Whenever I go to the pantry to make something I still go straight to the pumpkin. I could eat it right out of the can right now… okay… I guess not right out of the can. But I sure could eat all things pumpkin right now! This recipe is so easy and it cooks right inside of your slow cooker! The texture turned out more of like a brownie than a cake… but it still tasted amazing!
Related Recipe: Try our Pumpkin Zucchini Bread recipe! It’s a Fall Favorite!
Slow Cooker Pumpkin Bread Recipe
- ¾ cup canned pumpkin
- 4 ounces cream cheese softened
- 2 eggs
- 1 cup sugar
- 1 teaspoon baking soda
- 2 cups flour
- 1 teaspoon cinnamon
- 8 Tablespoons butter melted
- 1 cup milk chocolate chips
- In a large bowl, mix the pumpkin and cream cheese together. I used my hand mixer and it worked great.

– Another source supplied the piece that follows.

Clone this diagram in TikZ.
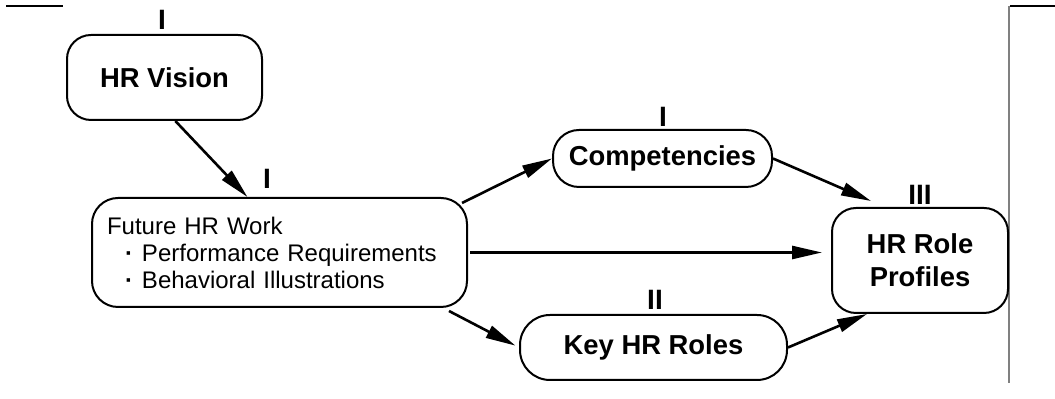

- Mix in the eggs, butter, and sugar. Once those are mixed add the flour, baking soda, and cinnamon. Then gently stir in the chocolate chips.
- Spray bottom of slow cooker with baking spray and pour batter into it.
- Cover and cook on high for 3 hours or until toothpick inserted comes out clean. The outsides might be a little darker brown, just make sure the inside is done so it isn't gooey.
- When done, remove slow cooker from heat and let cool for 10-15 minutes. Flip onto a platter and serve at warm or room temperature.